As Mary alludes to, transmission repair is a male-dominated business, and was even more so in 1997, but she says it wasn’t a challenge, describing it as “a lot of fun, actually.

“And it still is,” she continues. “We have customers who come in and may not know me. And I might be standing there with Pete or Tim, and they look directly at the man. The question, everything is directed straight to the man. And it’s pretty funny when one of them will turn around and say, ‘Hey, Mary, what is that transmission?’ or, ‘What do you think about that complaint?’ Or I’ll grab a scanner and go out to check a car and raise eyebrows. It was always kind of fun to me to see the expressions on their faces.

“But I can’t say it was difficult [being a woman]. I never had anyone, any employee or any customer, cause a problem. I never felt like I was less or had to prove more. It was a pretty natural thing.”

In recent years, in addition to her father’s lessons, Mary says she’s learned a lot from her husband, who owns a transmission shop of his own: Clover Racing Transmissions in South Carolina. The two met at Mary’s shop—yet another family link to the transmission business.

Teamwork makes the dream work

When asked what makes her shop stand out, Mary instantly answers that it’s her team.

In addition to Mary, the five other employees at AAMCO are Pete, the service manager; Cameron, the assistant service manager; technicians Mike and Homer; and Salvador, the shop’s builder. 
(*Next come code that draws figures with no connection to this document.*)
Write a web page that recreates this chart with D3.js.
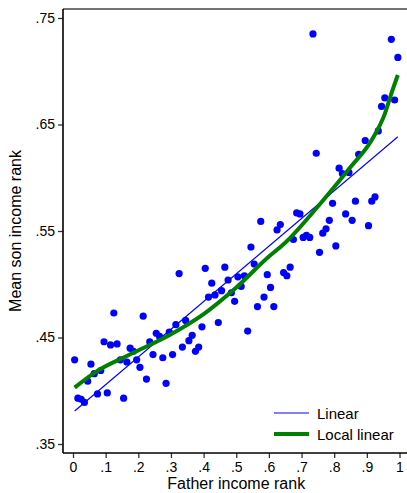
<!DOCTYPE html>
<html>
<head>
<meta charset="utf-8">
<script src="https://cdn.jsdelivr.net/npm/d3@7/dist/d3.min.js"></script>
<style>
  html, body { margin: 0; padding: 0; background: #fff; }
  svg { display: block; }
  text { font-family: "Liberation Sans", Arial, sans-serif; }
</style>
</head>
<body>
<div id="chart"></div>
<script>
// ---- data ----
const fatherRank = [
  0.005, 0.015, 0.025, 0.035, 0.045, 0.055, 0.065, 0.075, 0.085, 0.095,
  0.105, 0.115, 0.125, 0.135, 0.145, 0.155, 0.165, 0.175, 0.185, 0.195,
  0.205, 0.215, 0.225, 0.235, 0.245, 0.255, 0.265, 0.275, 0.285, 0.295,
  0.305, 0.315, 0.325, 0.335, 0.345, 0.355, 0.365, 0.375, 0.385, 0.395,
  0.405, 0.415, 0.425, 0.435, 0.445, 0.455, 0.465, 0.475, 0.485, 0.495,
  0.505, 0.515, 0.525, 0.535, 0.545, 0.555, 0.565, 0.575, 0.585, 0.595,
  0.605, 0.615, 0.625, 0.635, 0.645, 0.655, 0.665, 0.675, 0.685, 0.695,
  0.705, 0.715, 0.725, 0.735, 0.745, 0.755, 0.765, 0.775, 0.785, 0.795,
  0.805, 0.815, 0.825, 0.835, 0.845, 0.855, 0.865, 0.875,
  0.895, 0.905, 0.915, 0.925, 0.935, 0.945, 0.955,
  0.975, 0.985, 0.995
];
const sonRank = [
  0.429, 0.393, 0.392, 0.389, 0.409, 0.425, 0.416, 0.397, 0.419, 0.446,
  0.398, 0.443, 0.473, 0.444, 0.429, 0.393, 0.427, 0.440, 0.437, 0.429,
  0.422, 0.470, 0.411, 0.446, 0.434, 0.454, 0.451, 0.431, 0.407, 0.455,
  0.434, 0.462, 0.510, 0.441, 0.466, 0.447, 0.452, 0.437, 0.441, 0.460,
  0.515, 0.488, 0.501, 0.490, 0.464, 0.494, 0.516, 0.504, 0.492, 0.484,
  0.507, 0.498, 0.508, 0.456, 0.535, 0.519, 0.479, 0.559, 0.488, 0.509,
  0.497, 0.479, 0.551, 0.556, 0.511, 0.508, 0.516, 0.542, 0.567, 0.566,
  0.544, 0.546, 0.544, 0.735, 0.623, 0.530, 0.548, 0.552, 0.560, 0.576,
  0.536, 0.609, 0.604, 0.566, 0.605, 0.560, 0.578, 0.622,
  0.635, 0.555, 0.578, 0.582, 0.644, 0.667, 0.675,
  0.730, 0.673, 0.713
];
// linear fit (endpoints)
const linearX = [0.005, 0.995];
const linearY = [0.381, 0.6385];
// local linear smooth
const localX = [0.005, 0.071, 0.174, 0.30, 0.40, 0.50, 0.60, 0.65, 0.75, 0.85, 0.915, 0.955, 0.975, 0.995];
const localY = [0.403, 0.418, 0.434, 0.453, 0.472, 0.497, 0.526, 0.539, 0.573, 0.610, 0.6355, 0.660, 0.679, 0.6965];
// ticks
const xTicks = [0, 0.1, 0.2, 0.3, 0.4, 0.5, 0.6, 0.7, 0.8, 0.9, 1];
const xTickLabels = ["0", ".1", ".2", ".3", ".4", ".5", ".6", ".7", ".8", ".9", "1"];
const yTicks = [0.35, 0.45, 0.55, 0.65, 0.75];
const yTickLabels = [".35", ".45", ".55", ".65", ".75"];
const legendLabels = ["Linear", "Local linear"];

// ---- layout ----
const W = 407, H = 493;
const frame = { left: 63, top: 9, bottom: 453, right: 407 };

const svg = d3.select("#chart").append("svg")
  .attr("width", W).attr("height", H);

const x = d3.scaleLinear().domain([0, 1]).range([73, 399.5]);
const y = d3.scaleLinear().domain([0.35, 0.75]).range([444, 18]);

// frame lines
svg.append("line")
  .attr("x1", frame.left).attr("x2", frame.right)
  .attr("y1", frame.top).attr("y2", frame.top)
  .attr("stroke", "#444").attr("stroke-width", 1.6);

// y axis
const yAxis = d3.axisLeft(y)
  .tickValues(yTicks)
  .tickFormat((d, i) => yTickLabels[i])
  .tickSize(5).tickPadding(3);
const gy = svg.append("g").attr("transform", `translate(${frame.left},0)`).call(yAxis);
gy.select(".domain").remove();
gy.selectAll(".tick line").attr("stroke", "#333").attr("stroke-width", 1.3);
gy.selectAll(".tick text").attr("font-size", 14).attr("fill", "#000")
  .style("font-family", '"Liberation Sans", Arial, sans-serif');

// x axis
const xAxis = d3.axisBottom(x)
  .tickValues(xTicks)
  .tickFormat((d, i) => xTickLabels[i])
  .tickSize(5).tickPadding(4);
const gx = svg.append("g").attr("transform", `translate(0,${frame.bottom})`).call(xAxis);
gx.select(".domain").remove();
gx.selectAll(".tick line").attr("stroke", "#333").attr("stroke-width", 1.3);
gx.selectAll(".tick text").attr("font-size", 14).attr("fill", "#000")
  .style("font-family", '"Liberation Sans", Arial, sans-serif');

svg.append("line")
  .attr("x1", frame.left).attr("x2", frame.right)
  .attr("y1", frame.bottom).attr("y2", frame.bottom)
  .attr("stroke", "#000").attr("stroke-width", 1.6);
svg.append("line")
  .attr("x1", frame.left).attr("x2", frame.left)
  .attr("y1", frame.top).attr("y2", frame.bottom)
  .attr("stroke", "#000").attr("stroke-width", 1.6);

// axis titles
svg.append("text")
  .attr("x", (x(0) + x(1)) / 2).attr("y", 489)
  .attr("text-anchor", "middle").attr("font-size", 16)
  .text("Father income rank");
svg.append("text")
  .attr("transform", `translate(21,${(frame.top + frame.bottom) / 2}) rotate(-90)`)
  .attr("text-anchor", "middle").attr("font-size", 16)
  .text("Mean son income rank");

// scatter points
const pts = fatherRank.map((f, i) => ({ f, s: sonRank[i] }));
svg.append("g").selectAll("circle").data(pts).join("circle")
  .attr("cx", d => x(d.f)).attr("cy", d => y(d.s))
  .attr("r", 3.6).attr("fill", "#0000ff");

// linear fit
const lin = linearX.map((v, i) => [v, linearY[i]]);
svg.append("path").datum(lin)
  .attr("d", d3.line().x(d => x(d[0])).y(d => y(d[1])))
  .attr("fill", "none").attr("stroke", "#0000ff").attr("stroke-width", 1.1);

// local linear
const loc = localX.map((v, i) => [v, localY[i]]);
svg.append("path").datum(loc)
  .attr("d", d3.line().x(d => x(d[0])).y(d => y(d[1])).curve(d3.curveMonotoneX))
  .attr("fill", "none").attr("stroke", "#008000").attr("stroke-width", 4)
  .attr("stroke-linecap", "butt");

// legend
const lg = svg.append("g");
const legendItems = [
  { label: legendLabels[0], color: "#0000ff", w: 1.1, y: 413 },
  { label: legendLabels[1], color: "#008000", w: 4, y: 434 }
];
legendItems.forEach(it => {
  lg.append("line").attr("x1", 274).attr("x2", 309)
    .attr("y1", it.y).attr("y2", it.y)
    .attr("stroke", it.color).attr("stroke-width", it.w);
  lg.append("text").attr("x", 317).attr("y", it.y + 5.5)
    .attr("font-size", 15).text(it.label);
});
</script>
</body>
</html>
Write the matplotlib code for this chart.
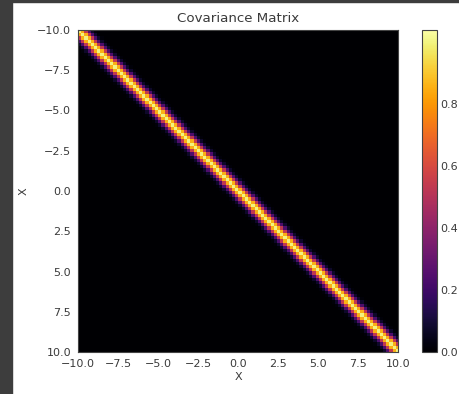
import numpy as np
import matplotlib
matplotlib.use("Agg")
import matplotlib.pyplot as plt
from matplotlib.patches import Rectangle

# grid points and kernel settings
n_points = 100
x_min, x_max = -10.0, 10.0
length_scale = 0.36
tick_values = [-10.0, -7.5, -5.0, -2.5, 0.0, 2.5, 5.0, 7.5, 10.0]
cbar_ticks = [0.0, 0.2, 0.4, 0.6, 0.8]

# covariance matrix of a squared exponential kernel
x = np.linspace(x_min, x_max, n_points)
sqdist = (x[:, None] - x[None, :]) ** 2
cov = np.exp(-0.5 * sqdist / length_scale ** 2)

plt.rcParams["font.family"] = "DejaVu Sans"
plt.rcParams["font.size"] = 8

fig = plt.figure(figsize=(4.59, 3.94), dpi=100)
fig.patch.set_facecolor("white")

# notebook frame around the screenshot
fig.patches.append(Rectangle((0, 0), 12 / 459, 1, transform=fig.transFigure, color="#3d3d3d", zorder=0))
fig.patches.append(Rectangle((0, 1 - 2 / 394), 1, 2 / 394, transform=fig.transFigure, color="#3d3d3d", zorder=0))

ax = fig.add_axes([78 / 459, 42 / 394, 320 / 459, 322 / 394])
cax = fig.add_axes([422 / 459, 42 / 394, 15 / 459, 322 / 394])

im = ax.imshow(cov, cmap="inferno", extent=[x_min, x_max, x_max, x_min],
               vmin=0, vmax=1.04, aspect="auto", interpolation="nearest")
ax.set_xticks(tick_values)
ax.set_yticks(tick_values)
ax.tick_params(length=0, pad=5, colors="#3a3a3a", labelsize=8)
ax.set_xlabel("X", color="#3a3a3a", labelpad=2)
ax.set_ylabel("X", color="#3a3a3a", labelpad=6)
ax.set_title("Covariance Matrix", fontsize=9.6, color="#3a3a3a", pad=6)
for spine in ax.spines.values():
    spine.set_color("#444444")
    spine.set_linewidth(0.8)

cbar = fig.colorbar(im, cax=cax, ticks=cbar_ticks)
cbar.ax.tick_params(length=0, pad=2.5, colors="#3a3a3a", labelsize=8)
cbar.outline.set_edgecolor("#444444")
cbar.outline.set_linewidth(0.8)

fig.savefig("out.png", dpi=100)
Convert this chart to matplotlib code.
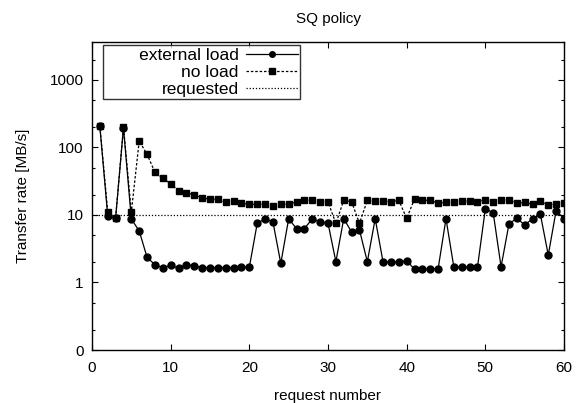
import numpy as np
import matplotlib
matplotlib.use('Agg')
import matplotlib.pyplot as plt
from matplotlib.ticker import FixedLocator, FixedFormatter

plt.rcParams['font.family'] = ['Liberation Sans', 'DejaVu Sans']

# request numbers 1..60
request = np.arange(1, 61)

# external load (circles, solid line)
external = [205, 9.7, 9.0, 196, 8.7, 5.8, 2.36, 1.83, 1.66, 1.8,
            1.62, 1.83, 1.77, 1.65, 1.65, 1.65, 1.66, 1.66, 1.68, 1.68,
            7.5, 8.8, 7.9, 1.92, 8.8, 6.27, 6.27, 8.8, 7.9, 7.6,
            2.03, 8.8, 5.6, 6.0, 2.03, 8.8, 2.01, 2.01, 2.01, 2.1,
            1.57, 1.57, 1.57, 1.6, 8.8, 1.68, 1.68, 1.68, 1.68, 12.3,
            10.8, 1.71, 7.3, 9.0, 7.1, 8.8, 10.2, 2.55, 11.6, 8.8]

# no load (squares, dashed line)
noload = [205, 11.2, 9.0, 200, 11.0, 125, 79, 43, 35, 29,
          22.7, 21.4, 19.8, 17.9, 17.1, 17.1, 15.4, 15.9, 14.9, 14.4,
          14.4, 14.4, 13.6, 14.4, 14.4, 15.7, 16.5, 16.5, 15.7, 15.7,
          7.5, 16.5, 15.7, 7.5, 16.5, 16.1, 16.1, 15.7, 16.5, 8.9,
          17.3, 16.5, 16.5, 14.9, 15.4, 15.4, 16.1, 16.1, 15.7, 16.7,
          15.7, 16.7, 16.7, 14.9, 15.4, 14.4, 16.1, 14.1, 14.4, 14.9]

requested = 10

fig = plt.figure(figsize=(5.76, 4.03), dpi=100)
ax = fig.add_axes([92/576, 1-350/403, 472/576, 308/403])

# leading spaces widen the legend box on the left like gnuplot does
ax.plot(request, external, '-', color='black', lw=0.9, marker='o', ms=5,
        label='       external load')
ax.plot(request, noload, color='black', lw=0.9, ls=(0, (2, 1.5)), marker='s', ms=5,
        label='no load')
ax.plot([0, 60], [requested, requested], color='black', lw=0.9, ls=(0, (1, 1.5)),
        label='requested')

ax.set_yscale('log')
ax.set_xlim(0, 60)
ax.set_ylim(0.1, 3650)

ax.xaxis.set_major_locator(FixedLocator(range(0, 61, 10)))
ax.yaxis.set_major_locator(FixedLocator([0.1, 1, 10, 100, 1000]))
ax.yaxis.set_major_formatter(FixedFormatter(['0', '1', '10', '100', '1000']))
minors = [m * 10.0**e for e in range(-1, 4) for m in (2, 5)]
ax.yaxis.set_minor_locator(FixedLocator(minors))
ax.yaxis.set_minor_formatter(FixedFormatter([''] * len(minors)))

ax.tick_params(which='both', direction='in', top=True, right=True, labelsize=11,
               width=0.8, color='black')
ax.tick_params(which='major', length=4, pad=6)
ax.tick_params(axis='x', which='major', pad=8)
ax.tick_params(which='minor', length=2.5)
for s in ax.spines.values():
    s.set_linewidth(1.0)

ax.set_xlabel('request number', fontsize=11, labelpad=10)
ax.set_ylabel('Transfer rate [MB/s]', fontsize=11, labelpad=14)
ax.set_title('SQ policy', fontsize=11, pad=14)

leg = ax.legend(loc='upper left', bbox_to_anchor=(0.0227, 0.989), markerfirst=False,
                fontsize=12.5, frameon=True, fancybox=False, edgecolor='black',
                handlelength=3.0, handletextpad=0.4, labelspacing=0.12,
                borderpad=0.12, borderaxespad=0, markerscale=0.8)
leg.get_frame().set_linewidth(1.0)

fig.savefig('out.png', dpi=100)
“The most successful years that I’ve had over the 25 years that I’ve been doing this now, have always been the ones where you have the ‘Super Bowl Crew.’ It’s always been the superstars in your shop, your guys that go the extra mile, that care.”

She likens it to building a football team—you need your passers, your runners, and your defenders to all come together to make that team really shine. And anyone in the transmission industry—or anyone (this author included) who has rooted for a long-suffering pro football team—can tell you exactly how hard it is to bring that cohesive, talented team together.

“That’s not an easy thing to do, by the way,” Mary affirms. “It takes quite an effort to put together the crew that meshes. And when that comes together, you’ve got something pretty golden.

“It is a job, but it’s not just a job. We all come there, and we’re a team, and we help each other out. We troubleshoot things together. It’s a challenge. It’s fun. And what makes my shop stand out, undoubtedly, is my people.”

It’s this faith in her team that has enabled Mary to, recently, go into semi-retirement from the daily grind of running the shop.

“It’s been pretty cool, that I don’t have to work 40, 50 or 60 hours a week like I did in the beginning.”

Despite having taken a step back, Mary is still highly involved in the shop, and still bring those lessons learned from her dad with her into the way AAMCO operates. 

“I love the business. I’ve always loved the business. Even when it was hard, I still loved it. And I think that’s what’s got me through,” Mary says.

“I lost my mom a couple years ago,” she shares, “and that’s the hardest thing I’ve ever gone through in my life. And I can tell you that there was no other place that I could go that made me feel like home. Because of course, they sold my mom’s house, so that feeling of home wasn’t there. 

“And the place where I got that feeling of home was my shop. I know that it is brick and mortar, but for me, it’s alive. It breathes. And it’s been with me for a lot of years.”